What you need to do: Identify the lines containing the word "using". Copy each one.

Source material:
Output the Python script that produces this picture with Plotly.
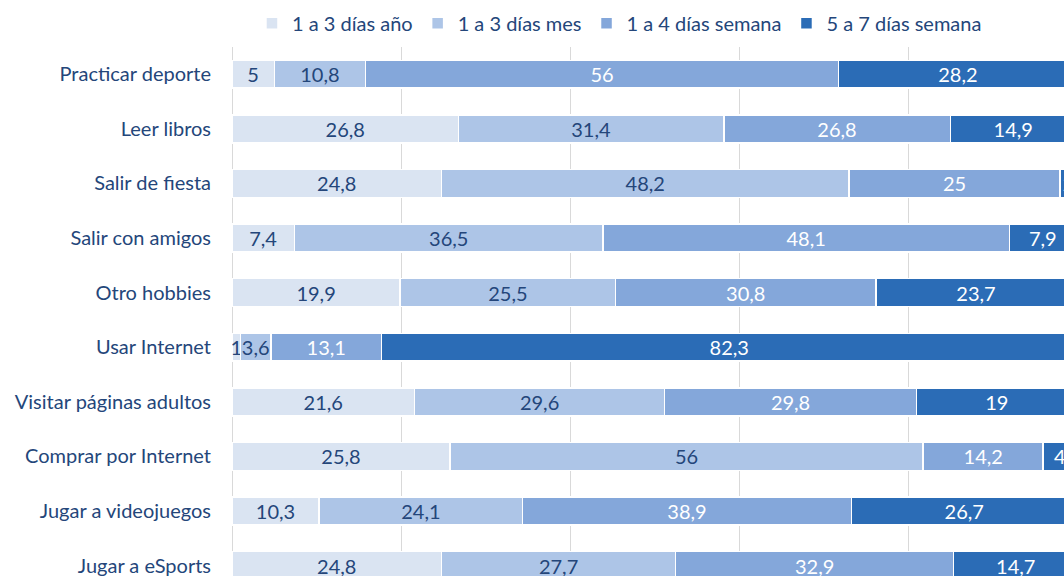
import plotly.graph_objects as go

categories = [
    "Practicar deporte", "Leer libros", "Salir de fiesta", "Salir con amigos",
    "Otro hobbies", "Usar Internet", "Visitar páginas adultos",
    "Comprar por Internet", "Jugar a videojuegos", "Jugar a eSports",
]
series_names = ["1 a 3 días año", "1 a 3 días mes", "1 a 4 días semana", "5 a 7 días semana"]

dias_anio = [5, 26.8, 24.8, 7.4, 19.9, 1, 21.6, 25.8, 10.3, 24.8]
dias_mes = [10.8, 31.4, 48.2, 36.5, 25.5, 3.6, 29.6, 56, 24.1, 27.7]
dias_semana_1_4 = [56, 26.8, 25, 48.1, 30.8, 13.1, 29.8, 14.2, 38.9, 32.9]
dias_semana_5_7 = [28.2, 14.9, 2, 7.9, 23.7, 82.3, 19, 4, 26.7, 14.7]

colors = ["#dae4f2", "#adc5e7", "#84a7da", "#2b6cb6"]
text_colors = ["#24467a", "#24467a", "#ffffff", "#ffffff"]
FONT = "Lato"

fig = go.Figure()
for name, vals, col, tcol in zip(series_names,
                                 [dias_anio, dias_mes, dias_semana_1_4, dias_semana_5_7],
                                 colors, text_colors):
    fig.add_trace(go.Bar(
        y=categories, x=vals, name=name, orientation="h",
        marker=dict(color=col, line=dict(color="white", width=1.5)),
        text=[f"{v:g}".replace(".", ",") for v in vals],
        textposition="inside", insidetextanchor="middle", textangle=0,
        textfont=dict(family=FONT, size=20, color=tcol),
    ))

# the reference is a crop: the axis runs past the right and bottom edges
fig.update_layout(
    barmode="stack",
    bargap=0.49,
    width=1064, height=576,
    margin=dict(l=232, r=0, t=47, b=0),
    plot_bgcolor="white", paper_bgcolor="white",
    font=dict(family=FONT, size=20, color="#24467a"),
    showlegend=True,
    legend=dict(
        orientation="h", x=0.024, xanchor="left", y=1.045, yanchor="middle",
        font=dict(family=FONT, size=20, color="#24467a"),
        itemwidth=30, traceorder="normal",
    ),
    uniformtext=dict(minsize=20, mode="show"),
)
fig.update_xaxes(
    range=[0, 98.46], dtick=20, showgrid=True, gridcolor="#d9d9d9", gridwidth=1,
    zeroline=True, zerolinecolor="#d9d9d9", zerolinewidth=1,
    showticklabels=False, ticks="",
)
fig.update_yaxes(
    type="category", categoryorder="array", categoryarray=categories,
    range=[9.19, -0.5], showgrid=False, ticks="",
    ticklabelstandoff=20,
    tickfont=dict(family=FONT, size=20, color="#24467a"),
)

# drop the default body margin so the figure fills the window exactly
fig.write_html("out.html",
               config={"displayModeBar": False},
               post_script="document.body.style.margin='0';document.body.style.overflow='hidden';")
---
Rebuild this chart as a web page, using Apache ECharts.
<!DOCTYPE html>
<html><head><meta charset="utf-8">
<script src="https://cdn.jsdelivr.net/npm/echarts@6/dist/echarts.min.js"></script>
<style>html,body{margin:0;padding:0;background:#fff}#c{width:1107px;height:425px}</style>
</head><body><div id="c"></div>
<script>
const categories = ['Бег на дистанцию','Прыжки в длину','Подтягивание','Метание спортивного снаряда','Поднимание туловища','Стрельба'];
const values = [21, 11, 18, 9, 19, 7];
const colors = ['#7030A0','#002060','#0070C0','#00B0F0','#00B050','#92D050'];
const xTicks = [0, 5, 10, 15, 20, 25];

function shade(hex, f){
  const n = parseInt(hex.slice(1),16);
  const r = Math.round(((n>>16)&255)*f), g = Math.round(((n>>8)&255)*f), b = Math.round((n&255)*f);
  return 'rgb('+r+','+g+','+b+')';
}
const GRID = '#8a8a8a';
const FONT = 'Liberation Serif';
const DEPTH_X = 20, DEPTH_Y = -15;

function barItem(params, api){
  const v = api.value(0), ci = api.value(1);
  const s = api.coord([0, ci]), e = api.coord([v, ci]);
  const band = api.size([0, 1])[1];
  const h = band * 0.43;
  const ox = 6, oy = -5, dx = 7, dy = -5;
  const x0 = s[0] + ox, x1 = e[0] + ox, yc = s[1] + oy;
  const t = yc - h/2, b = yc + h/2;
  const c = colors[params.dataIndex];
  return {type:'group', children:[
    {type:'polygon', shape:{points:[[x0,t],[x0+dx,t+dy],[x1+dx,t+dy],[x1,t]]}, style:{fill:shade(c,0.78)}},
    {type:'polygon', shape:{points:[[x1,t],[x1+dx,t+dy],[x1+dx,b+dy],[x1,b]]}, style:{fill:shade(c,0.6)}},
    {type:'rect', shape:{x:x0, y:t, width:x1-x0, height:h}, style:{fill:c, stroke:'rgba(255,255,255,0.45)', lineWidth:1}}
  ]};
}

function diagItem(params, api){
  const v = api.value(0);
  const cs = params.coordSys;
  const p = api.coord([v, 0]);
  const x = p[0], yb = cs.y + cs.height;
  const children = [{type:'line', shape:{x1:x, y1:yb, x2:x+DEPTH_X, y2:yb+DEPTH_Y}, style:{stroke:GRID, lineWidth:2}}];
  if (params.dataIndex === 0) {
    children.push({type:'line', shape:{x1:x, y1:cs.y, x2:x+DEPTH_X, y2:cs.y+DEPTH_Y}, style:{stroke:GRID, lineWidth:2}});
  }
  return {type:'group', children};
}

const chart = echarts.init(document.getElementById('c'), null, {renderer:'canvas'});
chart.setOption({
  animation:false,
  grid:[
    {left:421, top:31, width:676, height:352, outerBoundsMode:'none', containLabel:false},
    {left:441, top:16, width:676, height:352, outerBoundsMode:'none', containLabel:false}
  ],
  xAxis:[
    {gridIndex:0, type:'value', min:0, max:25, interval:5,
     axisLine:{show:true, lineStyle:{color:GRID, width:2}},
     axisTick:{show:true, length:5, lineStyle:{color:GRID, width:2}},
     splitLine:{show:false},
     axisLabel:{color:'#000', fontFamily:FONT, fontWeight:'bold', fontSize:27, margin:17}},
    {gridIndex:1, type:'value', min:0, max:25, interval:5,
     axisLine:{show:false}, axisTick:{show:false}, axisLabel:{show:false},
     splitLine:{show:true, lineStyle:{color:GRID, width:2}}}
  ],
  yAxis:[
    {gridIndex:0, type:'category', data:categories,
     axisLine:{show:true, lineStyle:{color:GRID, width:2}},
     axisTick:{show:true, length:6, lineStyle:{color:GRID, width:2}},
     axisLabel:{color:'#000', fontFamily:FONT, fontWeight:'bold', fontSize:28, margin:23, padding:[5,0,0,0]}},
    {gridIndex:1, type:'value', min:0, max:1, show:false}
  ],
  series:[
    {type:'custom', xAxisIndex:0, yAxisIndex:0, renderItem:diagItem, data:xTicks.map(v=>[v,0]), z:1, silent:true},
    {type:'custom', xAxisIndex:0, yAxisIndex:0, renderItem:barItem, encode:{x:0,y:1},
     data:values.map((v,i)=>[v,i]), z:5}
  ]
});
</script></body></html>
--
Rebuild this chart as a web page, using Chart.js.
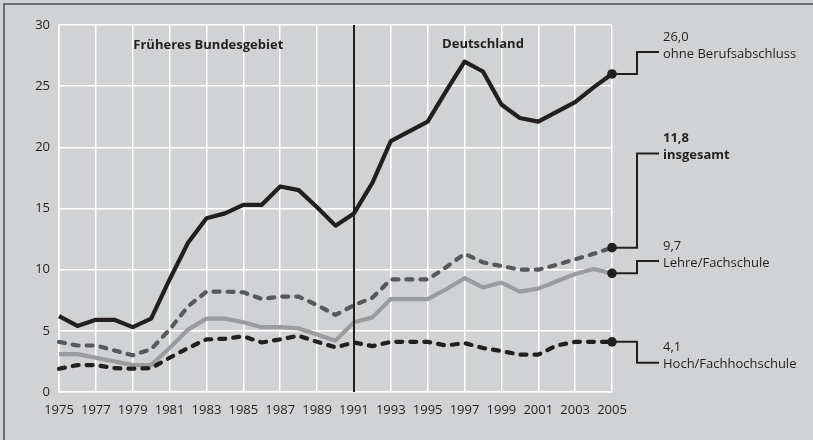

Output of the exercise:
Rebuild this chart as a web page, using Apache ECharts.
Rebuild this chart as a web page, using Chart.js.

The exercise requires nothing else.